Even if the high speed train parallels existing rail corridors, it “isn’t already there.” That means legal challenges will pop up all over the place. If anyone thinks otherwise, they probably also believe that the California Legislature will restructure government, overhaul the state tax system, and slash tax rates by the end of 2010.

Separated crossing grades are nice but what about the noise. It’s electric so there will be no increased noise, right? That’s the assumption, but if you’re within two blocks of a high speed train line – even one topping out at 100 mph through urban areas, the odds are you won’t be having happy thoughts. And not having happy thoughts is a critical ingredient into filing CEQA-based lawsuits.
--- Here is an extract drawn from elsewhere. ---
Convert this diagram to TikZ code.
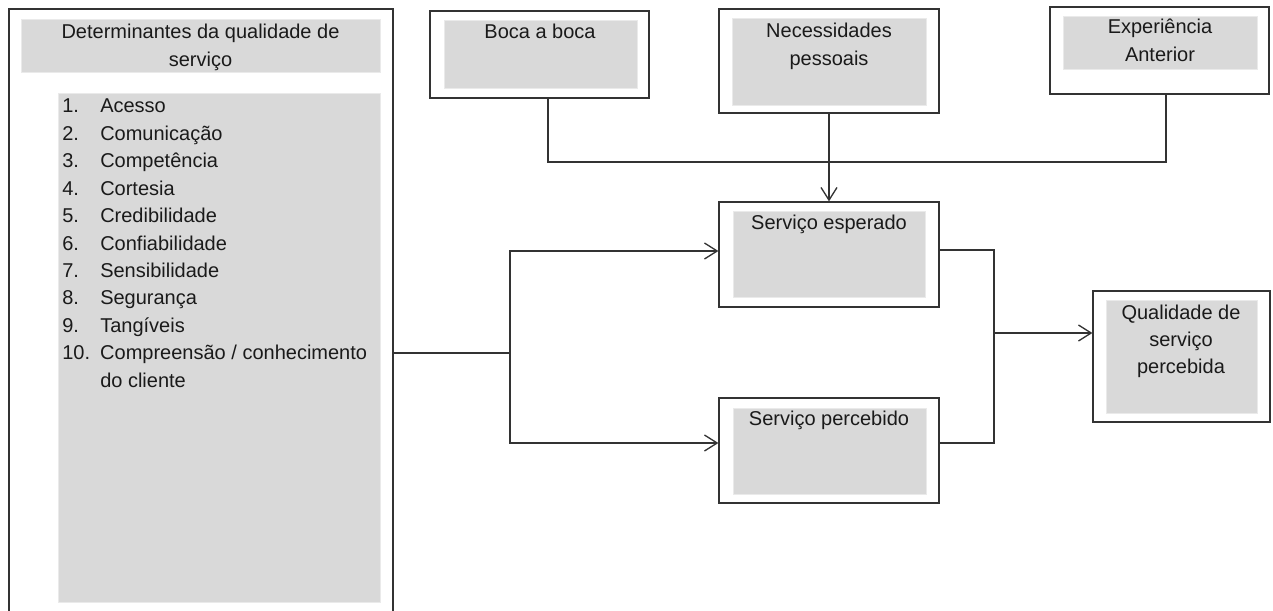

It gets better. What are the odds some farmer will challenge the CEQA process because their dairy herd near the rural segments of the line where trains will go 200 mph may get the jitters and reduce milk production? Farmers will be reasonable to deal with compared to environmental worries that some rare insect may become windshield splatter or a kangaroo rat may inadvertently wander across the tracks with the bullet train barreling down on them.

But even if that can all be addressed, the biggest question is why go to all the hassle of serving a Los Angeles-to-San Francisco (and Sacramento corridor that arguably isn’t where the real need is in this state.

A high speed system running from Riverside and San Bernardino counties to Los Angeles and Orange County makes more sense much like converting the Altamont Commuter Express train service into a high speed rail system. You would never have to worry about generating enough passengers, it would ease congestion, and have a bigger impact on reducing pollution. Vehicles in stop and go traffic pollute one heck of a lot more – and burn a lot more fossil fuel – than those traveling at 65 mph between Los Angeles and San Francisco.

Or ask yourself this question: How many light rail systems could be built in California’s heavily populated areas that run by electric power and how many more people would that move per day compared to high speed rail trains?

There is a lot of bang for the buck that can be generated with $100 billion by doing something else to enhance transit and reduce congestion in California.